● Data extract
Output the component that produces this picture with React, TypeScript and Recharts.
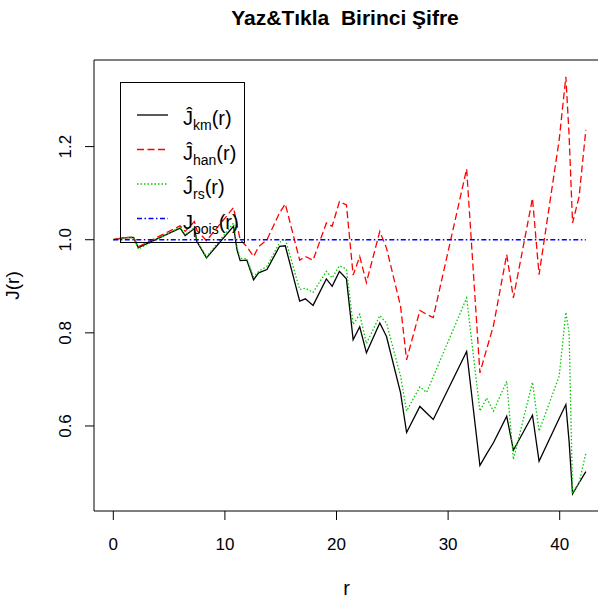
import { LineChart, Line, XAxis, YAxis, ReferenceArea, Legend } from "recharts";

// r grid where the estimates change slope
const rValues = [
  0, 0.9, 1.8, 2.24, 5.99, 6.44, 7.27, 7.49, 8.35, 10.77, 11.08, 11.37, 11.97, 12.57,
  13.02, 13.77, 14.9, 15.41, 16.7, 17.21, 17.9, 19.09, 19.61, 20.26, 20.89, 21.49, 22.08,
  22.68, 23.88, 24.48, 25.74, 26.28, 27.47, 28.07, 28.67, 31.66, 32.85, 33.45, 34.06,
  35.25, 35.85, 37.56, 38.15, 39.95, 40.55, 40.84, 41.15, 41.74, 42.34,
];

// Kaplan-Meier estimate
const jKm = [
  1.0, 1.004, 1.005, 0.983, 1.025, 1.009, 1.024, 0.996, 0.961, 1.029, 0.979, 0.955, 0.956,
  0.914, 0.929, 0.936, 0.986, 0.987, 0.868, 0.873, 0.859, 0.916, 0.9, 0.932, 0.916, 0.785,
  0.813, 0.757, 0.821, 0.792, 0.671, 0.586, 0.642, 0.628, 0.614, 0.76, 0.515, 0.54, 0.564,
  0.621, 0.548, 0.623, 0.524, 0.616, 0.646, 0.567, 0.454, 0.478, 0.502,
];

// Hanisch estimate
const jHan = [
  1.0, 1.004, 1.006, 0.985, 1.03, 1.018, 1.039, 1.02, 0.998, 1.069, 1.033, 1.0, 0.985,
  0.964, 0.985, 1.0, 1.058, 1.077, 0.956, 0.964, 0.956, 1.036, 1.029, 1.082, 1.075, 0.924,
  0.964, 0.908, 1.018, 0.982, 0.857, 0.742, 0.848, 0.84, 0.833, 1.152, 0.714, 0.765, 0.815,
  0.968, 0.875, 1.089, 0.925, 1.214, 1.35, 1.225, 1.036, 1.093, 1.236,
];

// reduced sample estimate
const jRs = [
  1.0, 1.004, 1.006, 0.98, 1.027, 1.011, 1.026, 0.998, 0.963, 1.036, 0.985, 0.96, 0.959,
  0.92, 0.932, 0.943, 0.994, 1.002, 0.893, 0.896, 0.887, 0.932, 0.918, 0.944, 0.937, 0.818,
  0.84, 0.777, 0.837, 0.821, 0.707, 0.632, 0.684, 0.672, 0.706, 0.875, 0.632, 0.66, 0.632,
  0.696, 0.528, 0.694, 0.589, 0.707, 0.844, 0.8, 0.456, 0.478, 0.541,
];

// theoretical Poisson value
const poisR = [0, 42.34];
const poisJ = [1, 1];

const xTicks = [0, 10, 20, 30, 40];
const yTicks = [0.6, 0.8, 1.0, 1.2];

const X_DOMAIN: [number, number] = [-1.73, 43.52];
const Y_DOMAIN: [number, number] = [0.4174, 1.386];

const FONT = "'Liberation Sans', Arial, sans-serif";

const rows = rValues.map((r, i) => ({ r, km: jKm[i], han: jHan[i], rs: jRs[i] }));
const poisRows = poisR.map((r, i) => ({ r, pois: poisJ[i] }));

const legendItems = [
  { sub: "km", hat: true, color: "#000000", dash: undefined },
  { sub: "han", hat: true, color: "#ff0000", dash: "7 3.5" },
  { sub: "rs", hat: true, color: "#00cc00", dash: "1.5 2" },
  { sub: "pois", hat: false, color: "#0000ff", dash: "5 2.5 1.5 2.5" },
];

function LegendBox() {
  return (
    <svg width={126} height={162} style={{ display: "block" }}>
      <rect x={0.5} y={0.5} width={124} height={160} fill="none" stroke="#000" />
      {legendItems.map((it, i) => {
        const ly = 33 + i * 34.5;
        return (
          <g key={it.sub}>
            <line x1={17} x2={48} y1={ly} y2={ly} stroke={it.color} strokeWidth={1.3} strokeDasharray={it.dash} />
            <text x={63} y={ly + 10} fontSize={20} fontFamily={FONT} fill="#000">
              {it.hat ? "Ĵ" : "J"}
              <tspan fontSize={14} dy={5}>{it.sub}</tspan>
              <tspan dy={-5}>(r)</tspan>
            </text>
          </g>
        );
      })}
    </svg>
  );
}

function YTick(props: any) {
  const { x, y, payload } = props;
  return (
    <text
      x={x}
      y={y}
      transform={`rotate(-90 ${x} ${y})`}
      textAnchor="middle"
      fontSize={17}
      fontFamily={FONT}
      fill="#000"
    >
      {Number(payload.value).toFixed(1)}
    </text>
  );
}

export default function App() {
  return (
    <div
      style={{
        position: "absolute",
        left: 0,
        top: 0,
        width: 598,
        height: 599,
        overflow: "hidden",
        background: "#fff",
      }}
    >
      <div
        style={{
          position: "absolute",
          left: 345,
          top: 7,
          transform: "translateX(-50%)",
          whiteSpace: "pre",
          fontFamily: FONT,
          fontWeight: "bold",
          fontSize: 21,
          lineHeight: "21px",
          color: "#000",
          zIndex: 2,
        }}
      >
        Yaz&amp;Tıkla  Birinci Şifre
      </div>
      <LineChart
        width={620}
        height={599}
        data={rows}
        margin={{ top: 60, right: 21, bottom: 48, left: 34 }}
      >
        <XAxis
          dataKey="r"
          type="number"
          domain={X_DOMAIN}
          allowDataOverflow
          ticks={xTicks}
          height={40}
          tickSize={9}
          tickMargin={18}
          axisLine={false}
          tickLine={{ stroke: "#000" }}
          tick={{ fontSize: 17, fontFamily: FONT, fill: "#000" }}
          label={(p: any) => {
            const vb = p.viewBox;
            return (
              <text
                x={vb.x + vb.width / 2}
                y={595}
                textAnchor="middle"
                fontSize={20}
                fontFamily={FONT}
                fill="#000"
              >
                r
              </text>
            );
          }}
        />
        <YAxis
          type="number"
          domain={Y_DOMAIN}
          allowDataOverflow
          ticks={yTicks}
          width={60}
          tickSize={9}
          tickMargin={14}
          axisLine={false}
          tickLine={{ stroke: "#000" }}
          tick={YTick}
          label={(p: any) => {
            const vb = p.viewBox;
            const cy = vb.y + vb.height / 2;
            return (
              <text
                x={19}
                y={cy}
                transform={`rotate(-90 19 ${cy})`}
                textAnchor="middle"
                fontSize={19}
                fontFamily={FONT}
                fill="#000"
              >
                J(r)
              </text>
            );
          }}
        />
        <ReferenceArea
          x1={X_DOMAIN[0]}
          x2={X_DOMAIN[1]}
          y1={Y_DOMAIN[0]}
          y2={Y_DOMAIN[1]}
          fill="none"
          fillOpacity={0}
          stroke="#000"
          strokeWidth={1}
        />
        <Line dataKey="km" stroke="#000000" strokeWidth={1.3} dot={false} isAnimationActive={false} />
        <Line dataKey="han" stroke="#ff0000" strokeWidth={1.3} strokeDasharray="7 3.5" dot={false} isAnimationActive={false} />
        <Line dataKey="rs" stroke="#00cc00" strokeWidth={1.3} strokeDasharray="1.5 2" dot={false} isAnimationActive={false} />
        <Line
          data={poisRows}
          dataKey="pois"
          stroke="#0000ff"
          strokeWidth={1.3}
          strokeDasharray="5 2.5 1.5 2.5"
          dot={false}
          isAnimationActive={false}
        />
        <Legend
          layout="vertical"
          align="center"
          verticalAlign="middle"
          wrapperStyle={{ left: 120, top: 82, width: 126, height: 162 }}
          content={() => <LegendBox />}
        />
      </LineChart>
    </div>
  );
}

● Stated task
Give back exactly the lines from the first line of the data through the line with "YAxis, ReferenceArea, Legend", pictures excluded.

● Response
Output the component that produces this picture with React, TypeScript and Recharts.
import { LineChart, Line, XAxis, YAxis, ReferenceArea, Legend } from "recharts";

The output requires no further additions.